* [Exercise aim]: Go through the records and copy each line where the word "this" occurs.

* [Provided entries]:
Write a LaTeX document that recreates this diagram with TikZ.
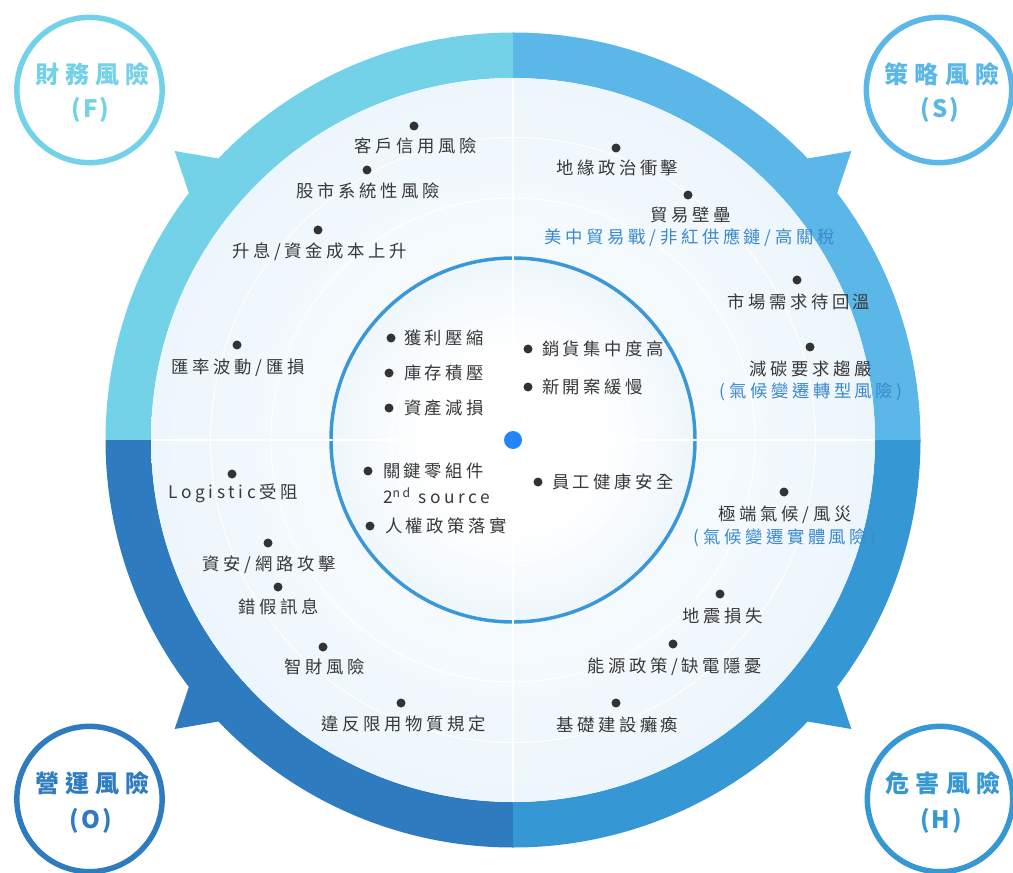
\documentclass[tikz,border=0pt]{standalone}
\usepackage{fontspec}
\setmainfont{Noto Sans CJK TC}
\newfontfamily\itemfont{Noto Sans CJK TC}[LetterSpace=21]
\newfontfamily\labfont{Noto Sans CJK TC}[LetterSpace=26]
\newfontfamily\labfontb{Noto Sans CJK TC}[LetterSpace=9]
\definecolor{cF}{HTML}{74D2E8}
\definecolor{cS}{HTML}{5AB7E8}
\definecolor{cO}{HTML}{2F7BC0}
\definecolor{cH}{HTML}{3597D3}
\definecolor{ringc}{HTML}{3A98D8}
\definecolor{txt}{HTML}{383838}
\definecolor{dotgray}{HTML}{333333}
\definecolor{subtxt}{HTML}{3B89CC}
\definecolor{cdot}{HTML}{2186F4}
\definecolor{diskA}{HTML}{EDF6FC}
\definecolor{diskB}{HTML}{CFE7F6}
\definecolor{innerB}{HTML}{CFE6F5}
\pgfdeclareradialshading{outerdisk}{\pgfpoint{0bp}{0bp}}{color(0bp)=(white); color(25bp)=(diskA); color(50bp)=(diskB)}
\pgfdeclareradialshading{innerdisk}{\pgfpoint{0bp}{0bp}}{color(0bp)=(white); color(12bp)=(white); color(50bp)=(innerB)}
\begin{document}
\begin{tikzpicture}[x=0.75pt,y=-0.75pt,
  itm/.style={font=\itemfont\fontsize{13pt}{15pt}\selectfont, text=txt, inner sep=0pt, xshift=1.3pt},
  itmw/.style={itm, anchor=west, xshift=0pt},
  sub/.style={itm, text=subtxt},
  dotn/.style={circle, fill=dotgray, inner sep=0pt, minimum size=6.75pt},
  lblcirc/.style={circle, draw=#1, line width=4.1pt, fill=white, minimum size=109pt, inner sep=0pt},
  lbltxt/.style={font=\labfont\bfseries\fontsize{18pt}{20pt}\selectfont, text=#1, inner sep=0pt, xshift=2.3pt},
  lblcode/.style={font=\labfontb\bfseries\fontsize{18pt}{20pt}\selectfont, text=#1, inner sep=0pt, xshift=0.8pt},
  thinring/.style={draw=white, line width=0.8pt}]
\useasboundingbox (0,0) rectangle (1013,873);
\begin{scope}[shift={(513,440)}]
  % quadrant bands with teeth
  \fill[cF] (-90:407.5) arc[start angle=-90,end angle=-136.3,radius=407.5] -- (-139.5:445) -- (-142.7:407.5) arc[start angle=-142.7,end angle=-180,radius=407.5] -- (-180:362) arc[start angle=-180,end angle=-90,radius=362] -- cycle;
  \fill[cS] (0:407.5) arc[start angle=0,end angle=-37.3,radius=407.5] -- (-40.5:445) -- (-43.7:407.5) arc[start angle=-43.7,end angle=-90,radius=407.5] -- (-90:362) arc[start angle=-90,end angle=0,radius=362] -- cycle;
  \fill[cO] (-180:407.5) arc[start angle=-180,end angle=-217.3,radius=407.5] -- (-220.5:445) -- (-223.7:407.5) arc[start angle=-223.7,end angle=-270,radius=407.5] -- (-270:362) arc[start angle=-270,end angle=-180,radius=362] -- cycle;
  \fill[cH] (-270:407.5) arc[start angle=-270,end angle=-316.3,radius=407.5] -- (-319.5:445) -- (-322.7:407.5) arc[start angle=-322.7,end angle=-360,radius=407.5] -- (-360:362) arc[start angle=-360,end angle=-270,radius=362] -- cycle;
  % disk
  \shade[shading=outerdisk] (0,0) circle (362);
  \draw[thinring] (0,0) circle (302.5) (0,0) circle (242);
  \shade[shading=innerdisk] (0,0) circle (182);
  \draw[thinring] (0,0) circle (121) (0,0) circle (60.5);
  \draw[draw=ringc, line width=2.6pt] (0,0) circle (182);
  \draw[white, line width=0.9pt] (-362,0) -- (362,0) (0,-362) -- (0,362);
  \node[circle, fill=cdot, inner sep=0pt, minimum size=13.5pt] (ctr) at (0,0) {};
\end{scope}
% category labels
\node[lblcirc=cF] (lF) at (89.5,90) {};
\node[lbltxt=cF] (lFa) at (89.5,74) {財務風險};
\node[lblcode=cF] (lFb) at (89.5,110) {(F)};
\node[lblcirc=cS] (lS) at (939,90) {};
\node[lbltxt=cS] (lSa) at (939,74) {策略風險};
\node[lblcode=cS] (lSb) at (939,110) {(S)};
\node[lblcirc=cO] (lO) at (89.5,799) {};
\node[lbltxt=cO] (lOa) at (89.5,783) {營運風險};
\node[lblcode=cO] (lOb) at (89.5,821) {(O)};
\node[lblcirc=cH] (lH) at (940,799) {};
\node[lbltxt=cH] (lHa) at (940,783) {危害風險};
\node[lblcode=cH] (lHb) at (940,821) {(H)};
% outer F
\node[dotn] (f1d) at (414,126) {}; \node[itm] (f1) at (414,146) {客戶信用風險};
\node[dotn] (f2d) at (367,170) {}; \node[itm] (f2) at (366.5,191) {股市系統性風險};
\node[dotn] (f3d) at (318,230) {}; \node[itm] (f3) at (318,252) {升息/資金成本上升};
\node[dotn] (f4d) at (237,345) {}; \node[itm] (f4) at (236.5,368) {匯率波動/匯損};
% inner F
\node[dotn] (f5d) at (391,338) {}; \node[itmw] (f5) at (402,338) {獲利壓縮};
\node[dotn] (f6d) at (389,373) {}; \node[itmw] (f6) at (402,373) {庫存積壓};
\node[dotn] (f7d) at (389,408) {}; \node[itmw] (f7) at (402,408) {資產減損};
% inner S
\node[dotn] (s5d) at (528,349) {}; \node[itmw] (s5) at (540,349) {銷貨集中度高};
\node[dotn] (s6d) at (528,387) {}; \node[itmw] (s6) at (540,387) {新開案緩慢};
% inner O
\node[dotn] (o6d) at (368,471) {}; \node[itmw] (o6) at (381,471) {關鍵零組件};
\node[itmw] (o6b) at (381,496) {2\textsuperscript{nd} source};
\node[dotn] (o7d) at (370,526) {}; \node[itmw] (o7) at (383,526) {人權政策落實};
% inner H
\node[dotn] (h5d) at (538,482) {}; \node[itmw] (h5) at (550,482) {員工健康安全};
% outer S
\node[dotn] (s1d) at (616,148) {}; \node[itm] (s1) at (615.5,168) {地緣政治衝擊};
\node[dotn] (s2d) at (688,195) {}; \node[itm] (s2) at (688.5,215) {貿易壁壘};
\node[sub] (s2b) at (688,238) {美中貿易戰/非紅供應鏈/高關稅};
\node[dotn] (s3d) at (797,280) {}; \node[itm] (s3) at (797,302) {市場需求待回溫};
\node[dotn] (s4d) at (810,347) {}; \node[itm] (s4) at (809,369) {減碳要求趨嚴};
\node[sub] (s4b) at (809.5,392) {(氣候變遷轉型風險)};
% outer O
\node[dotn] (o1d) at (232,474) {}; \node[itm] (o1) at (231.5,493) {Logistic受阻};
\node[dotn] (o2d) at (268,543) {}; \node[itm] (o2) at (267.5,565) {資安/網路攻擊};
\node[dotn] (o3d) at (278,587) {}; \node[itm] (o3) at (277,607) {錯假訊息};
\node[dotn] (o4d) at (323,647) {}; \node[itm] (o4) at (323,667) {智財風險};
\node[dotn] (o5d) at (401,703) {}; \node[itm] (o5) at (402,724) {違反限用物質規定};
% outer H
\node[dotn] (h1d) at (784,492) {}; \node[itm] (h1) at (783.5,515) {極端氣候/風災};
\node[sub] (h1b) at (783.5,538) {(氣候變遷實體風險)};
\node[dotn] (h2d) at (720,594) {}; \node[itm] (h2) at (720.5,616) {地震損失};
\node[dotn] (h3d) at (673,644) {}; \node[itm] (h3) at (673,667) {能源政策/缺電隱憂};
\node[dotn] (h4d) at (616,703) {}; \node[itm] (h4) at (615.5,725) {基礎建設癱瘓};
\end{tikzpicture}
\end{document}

--

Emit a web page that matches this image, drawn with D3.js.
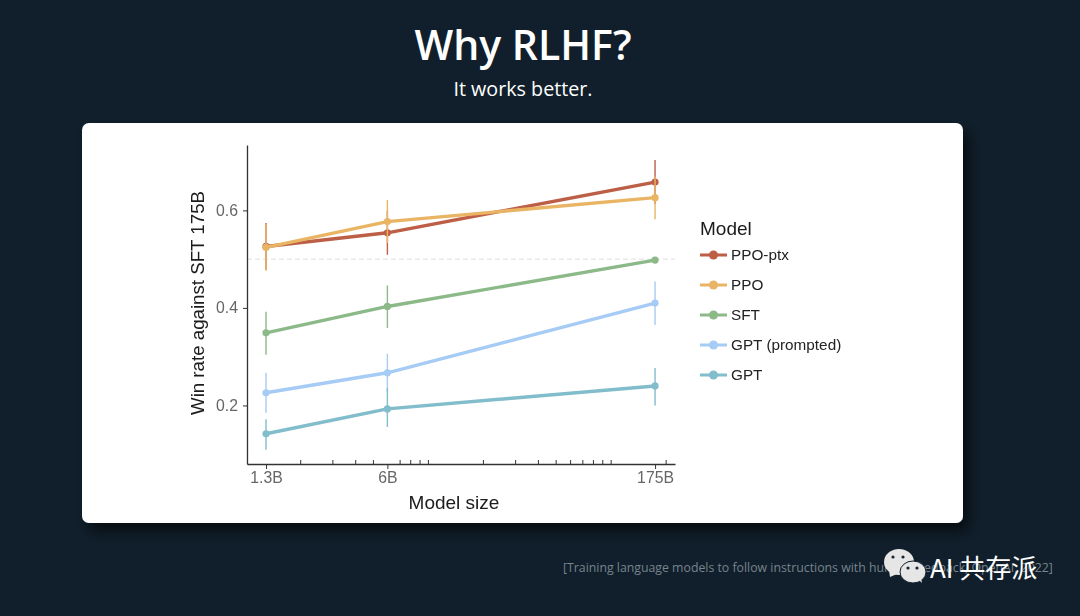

* [Exercise result]:
Write a LaTeX document that recreates this diagram with TikZ.
Emit a web page that matches this image, drawn with D3.js.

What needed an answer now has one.